A more recent report, issued in July by the DOJ’s inspector general, does not detail the number of active informants but criticized the DEA for a lack of oversight of its confidential informant program. The report noted that at least 240 confidential informants were not properly monitored, including some who were involved in “unauthorized illegal activities” or were subjects of criminal investigations by other federal agencies.
The DEA’s use of confidential informants has come under increased scrutiny in recent years, though attempts to reform the program have seen mixed results.
The agency in 2000 fired its highest-paid snitch, who was believed to have raked in $4 million over his 16-year career, after his history of giving false testimony in federal drug cases came to light. However, the informant, Andrew Chambers, was later brought back on by the agency — a move that caused a stir in 2013 when it was first reported.
Rep. Stephen F. Lynch, Massachusetts Democrat, has unsuccessfully proposed legislation three times that would require the Justice Department to detail to Congress all serious crimes committed by informants working for its agencies. Legislation introduced this year is still pending.
As a result of the latest inspector general report, the DEA responded by stating that the agency plans to update its confidential informant policies and to strengthen oversight of long-term informants.
But there has been less of a push to reform policies on payments to informants, Ms.

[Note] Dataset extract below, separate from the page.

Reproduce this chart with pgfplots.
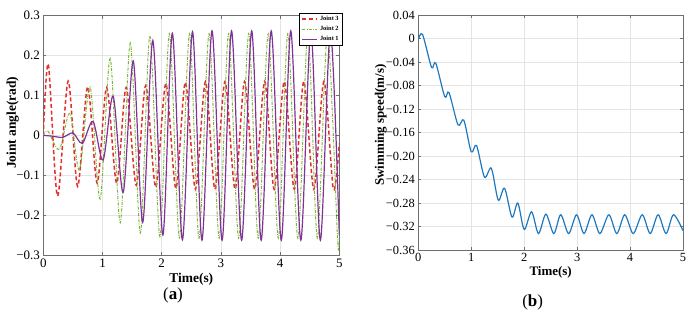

Natapoff said.
Though it may remain difficult for an informant to prove when additional compensation is owed, there has been some success in the recent past in taking the DEA to court.
In another case handled by Mr. Avery, a federal judge last year required the DEA to pay $1.1 million to an informant known by her code name of “the Princess.” The judgment was to compensate the Princess for medical expenses for multiple sclerosis, a condition she attributes to a traumatic kidnapping she endured while working as an informant.

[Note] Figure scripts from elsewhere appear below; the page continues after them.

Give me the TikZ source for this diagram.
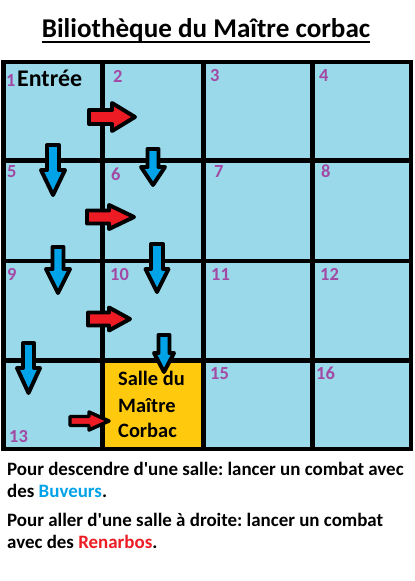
\documentclass[tikz,border=0pt]{standalone}
\usepackage{fontspec}
\setmainfont{Carlito}[Ligatures=TeXOff]
\frenchspacing
\definecolor{cellblue}{HTML}{99D9EA}
\definecolor{cellorange}{HTML}{FFC90E}
\definecolor{arrblue}{HTML}{00A2E8}
\definecolor{arrred}{HTML}{ED1C24}
\definecolor{numpurple}{HTML}{A349A4}
\tikzset{
  num/.style={anchor=base west, inner sep=0pt, text=numpurple, font=\fontsize{18.5}{20}\selectfont\bfseries},
  gridline/.style={line width=4.5, line cap=rect},
  boxarrow/.style={line width=#1, line join=round, draw=black},
  info/.style={anchor=base west, inner sep=0pt, font=\fontsize{19}{22}\selectfont\bfseries},
  boss/.style={anchor=base west, inner sep=0pt, font=\fontsize{20.5}{26}\selectfont\bfseries}
}
% right block arrow: x0, xbase, xtip, y, shaft half, head half, line width
\newcommand\RArrow[7]{%
  \draw[boxarrow=#7, fill=arrred] (#1,#4-#5) -- (#2,#4-#5) -- (#2,#4-#6) -- (#3,#4)
    -- (#2,#4+#6) -- (#2,#4+#5) -- (#1,#4+#5) -- cycle;}
% down block arrow: x, ytop, ybase, ytip, shaft half, head half, line width
\newcommand\DArrow[7]{%
  \draw[boxarrow=#7, fill=arrblue] (#1-#5,#2) -- (#1+#5,#2) -- (#1+#5,#3) -- (#1+#6,#3)
    -- (#1,#4) -- (#1-#6,#3) -- (#1-#5,#3) -- cycle;}
\begin{document}
\begin{tikzpicture}[x=1bp,y=-1bp]
\useasboundingbox (0,0) rectangle (414,581);
\fill[white] (0,0) rectangle (414,581);
% title
\node[anchor=base, inner sep=0pt, font=\fontsize{27.2}{30}\selectfont\bfseries] (title) at (206,38) {Biliothèque du Maître corbac};
\draw[line width=2] ([yshift=-4bp]title.base west) -- ([yshift=-4bp]title.base east);
% cells
\fill[cellblue] (3.5,62) rectangle (411,449);
\fill[cellorange] (102.5,360.5) rectangle (203.5,449);
% grid
\draw[gridline] (3.5,62) rectangle (411,449);
\foreach \x in {102.5,203.5,312.5} \draw[gridline] (\x,62) -- (\x,449);
\foreach \y in {160.5,261,360.5} \draw[gridline] (3.5,\y) -- (411,\y);
% numbers
\node[num] (n1) at (6,87) {1};
\node[anchor=base west, inner sep=0pt, font=\fontsize{24}{26}\selectfont\bfseries] (entree) at (17,87) {Entrée};
\node[num] (n2) at (113,83) {2};
\node[num] (n3) at (210,82) {3};
\node[num] (n4) at (319,82) {4};
\node[num] (n5) at (7,177) {5};
\node[num] (n6) at (111,180) {6};
\node[num] (n7) at (214,177) {7};
\node[num] (n8) at (321,177) {8};
\node[num] (n9) at (7,280) {9};
\node[num] (n10) at (110,280) {10};
\node[num] (n11) at (211,280) {11};
\node[num] (n12) at (320,280) {12};
\node[num] (n13) at (9,442) {13};
\node[num] (n15) at (210,379) {15};
\node[num] (n16) at (316,379) {16};
% boss room
\node[boss] (boss1) at (118,385) {Salle du};
\node[boss] (boss2) at (118,412) {Maître};
\node[boss] (boss3) at (118,437) {Corbac};
% arrows right
\RArrow{89}{112}{135}{117}{7}{14}{4}
\RArrow{87}{109}{134}{217}{6.5}{12}{4}
\RArrow{88}{109}{130}{319}{6.5}{11.5}{4}
\RArrow{70}{89}{109}{421}{4.5}{9}{3.5}
% arrows down
\DArrow{53}{145}{170}{195}{6}{12}{4}
\DArrow{153}{149}{167}{185}{5.5}{12}{4}
\DArrow{58}{247}{269}{293}{5.5}{12}{4}
\DArrow{157}{244}{269}{292}{6}{11.5}{4}
\DArrow{28.5}{343}{368}{393}{5.5}{11.5}{4}
\DArrow{164}{335}{353}{372}{5.5}{10}{4}
% legend
\node[info] (l1) at (7,475) {Pour descendre d'une salle: lancer un combat avec};
\node[info] (l2) at (7,497) {des \textcolor{arrblue}{Buveurs}.};
\node[info] (l3) at (7,526) {Pour aller d'une salle à droite: lancer un combat};
\node[info] (l4) at (7,548) {avec des \textcolor{arrred}{Renarbos}.};
\end{tikzpicture}
\end{document}
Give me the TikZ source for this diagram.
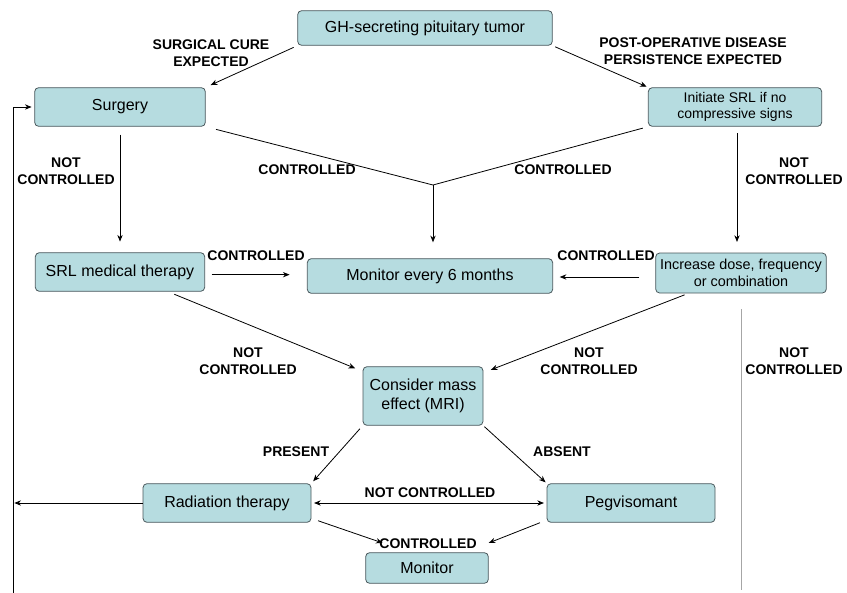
\documentclass[tikz,border=0pt]{standalone}
\usepackage{fontspec}
\setmainfont{Liberation Sans}
\usepackage{tikz}
\usetikzlibrary{arrows.meta}

\definecolor{boxfill}{RGB}{182,220,224}
\definecolor{boxline}{RGB}{74,88,92}

\begin{document}
\begin{tikzpicture}[x=0.75pt, y=-0.75pt, >={Stealth[length=5pt,width=4pt]},
        box/.style={rectangle, rounded corners=3pt, draw=boxline, fill=boxfill, align=center,
            inner sep=1pt, font=\fontsize{12}{14}\selectfont},
        lbl/.style={font=\bfseries\fontsize{10.5}{13}\selectfont, align=center},
        line width=0.6pt]
                \useasboundingbox (0,0) rectangle (847,593);
                % Draw the boxes
                \node[box, minimum width=191pt, minimum height=26pt] (tumor) at (425,28) {GH-secreting pituitary tumor};
                \node[box, minimum width=128pt, minimum height=29pt] (surgery) at (120,107) {Surgery};
                \node[box, minimum width=130pt, minimum height=29pt, font=\fontsize{10.5}{12.5}\selectfont] (initiate) at (735,107) {Initiate SRL if no\\compressive signs};
                \node[box, minimum width=127pt, minimum height=29pt] (srl) at (120,272) {SRL medical therapy};
                \node[box, minimum width=184pt, minimum height=26pt] (mon6) at (430,276) {Monitor every 6 months};
                \node[box, minimum width=128pt, minimum height=30pt, font=\fontsize{10.8}{12.8}\selectfont] (increase) at (741,273) {Increase dose, frequency\\or combination};
                \node[box, minimum width=90pt, minimum height=44pt] (consider) at (423,396) {Consider mass\\effect (MRI)};
                \node[box, minimum width=126pt, minimum height=29pt] (radiation) at (227,503) {Radiation therapy};
                \node[box, minimum width=126pt, minimum height=29pt] (pegvi) at (631,503) {Pegvisomant};
                \node[box, minimum width=92pt, minimum height=23pt] (monitor) at (427,568) {Monitor};

                % Helper points for the joins and the loop back
                \coordinate (join) at (433,185);
                \coordinate (back) at (13,593);
                \coordinate (greyend) at (741,590);

                % From the tumor
                \draw[->, shorten <=3pt, shorten >=4pt] (tumor.south west) -- (surgery.north east);
                \draw[->, shorten <=2pt, shorten >=1pt] (tumor.south east) -- (initiate.north west);
                \node[lbl] (cure) at (211,53) {SURGICAL CURE\\EXPECTED};
                \node[lbl] (persist) at (693,51) {POST-OPERATIVE DISEASE\\PERSISTENCE EXPECTED};

                % Controlled after surgery or SRL
                \draw[shorten <=8pt] (surgery.south east) -- (join);
                \draw[shorten <=4pt] (initiate.south west) -- (join);
                \draw[->, shorten >=12pt] (join) -- (join |- mon6.north);
                \node[lbl] (ctrl1) at (307,170) {CONTROLLED};
                \node[lbl] (ctrl2) at (563,170) {CONTROLLED};

                % Not controlled, top row
                \draw[->, shorten <=6pt, shorten >=8pt] (surgery.south) -- (srl.north);
                \draw[->, shorten <=5pt, shorten >=8pt] ([xshift=1.5pt]initiate.south) -- ([xshift=1.5pt]initiate.south |- increase.north);
                \node[lbl] (nc1) at (66,171) {NOT\\CONTROLLED};
                \node[lbl] (nc2) at (794,171) {NOT\\CONTROLLED};

                % Middle row into the monitoring box
                \draw[->, shorten <=5pt, shorten >=13pt] ([yshift=-2pt]srl.east) -- ([yshift=-2pt]srl.east -| mon6.west);
                \draw[->, shorten <=12pt, shorten >=5pt] ([yshift=-3pt]increase.west) -- ([yshift=-3pt]increase.west -| mon6.east);
                \node[lbl] (ctrl3) at (256,256) {CONTROLLED};
                \node[lbl] (ctrl4) at (606,256) {CONTROLLED};

                % Not controlled, towards the mass effect
                \draw[->, shorten <=5pt, shorten >=6pt] (srl) -- (consider);
                \draw[->, shorten <=3pt, shorten >=6pt] (increase) -- (consider);
                \draw[gray!70] ([yshift=-12pt]increase.south) -- (increase.south |- greyend);
                \node[lbl] (nc3) at (248,361) {NOT\\CONTROLLED};
                \node[lbl] (nc4) at (589,361) {NOT\\CONTROLLED};
                \node[lbl] (nc5) at (794,361) {NOT\\CONTROLLED};

                % Present or absent
                \draw[->, shorten <=3pt, shorten >=2pt] (consider.south west) -- (radiation.north east);
                \draw[->, shorten <=1pt, shorten >=1pt] (consider.south east) -- (pegvi.north west);
                \node[lbl] (present) at (296,452) {PRESENT};
                \node[lbl] (absent) at (562,452) {ABSENT};

                % Bottom row
                \draw[<->, shorten <=2pt, shorten >=2pt] (pegvi.west) -- (radiation.east);
                \node[lbl] (nc6) at (430,493) {NOT CONTROLLED};
                \draw[->] ([xshift=5pt,yshift=1.5pt]radiation.south east) -- ([xshift=13pt,yshift=7pt]monitor.north west);
                \draw[->] ([xshift=-5pt]pegvi.south west) -- ([yshift=7pt]monitor.north east);
                \node[lbl] (ctrl5) at (428,544) {CONTROLLED};

                % Loop back to surgery
                \draw[->, shorten >=1pt] (radiation.west) -- (radiation.west -| back);
                \draw[->, shorten >=2pt] (back) |- (surgery.west);
            \end{tikzpicture}
\end{document}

The Princess initially sought more than $33 million in her lawsuit, however, a judge threw out claims for money she sought as a commission for asset seizures, concluding that “her supervising agent could pay her $25,000 quarterly, but could ’only recommend rewards or commissions above that amount.’”
Mr. Avery said the fact Mr. McManus is willing to go to bat on Mr. Toro’s behalf is “encouraging” in his case, but that part of the challenge he will face is proving that agents who worked with his client had the authority to make any agreements for compensation that they did.
“That doesn’t mean the case is going to pan out and is provable,” Mr. Avery said. “There is a long road ahead of us.”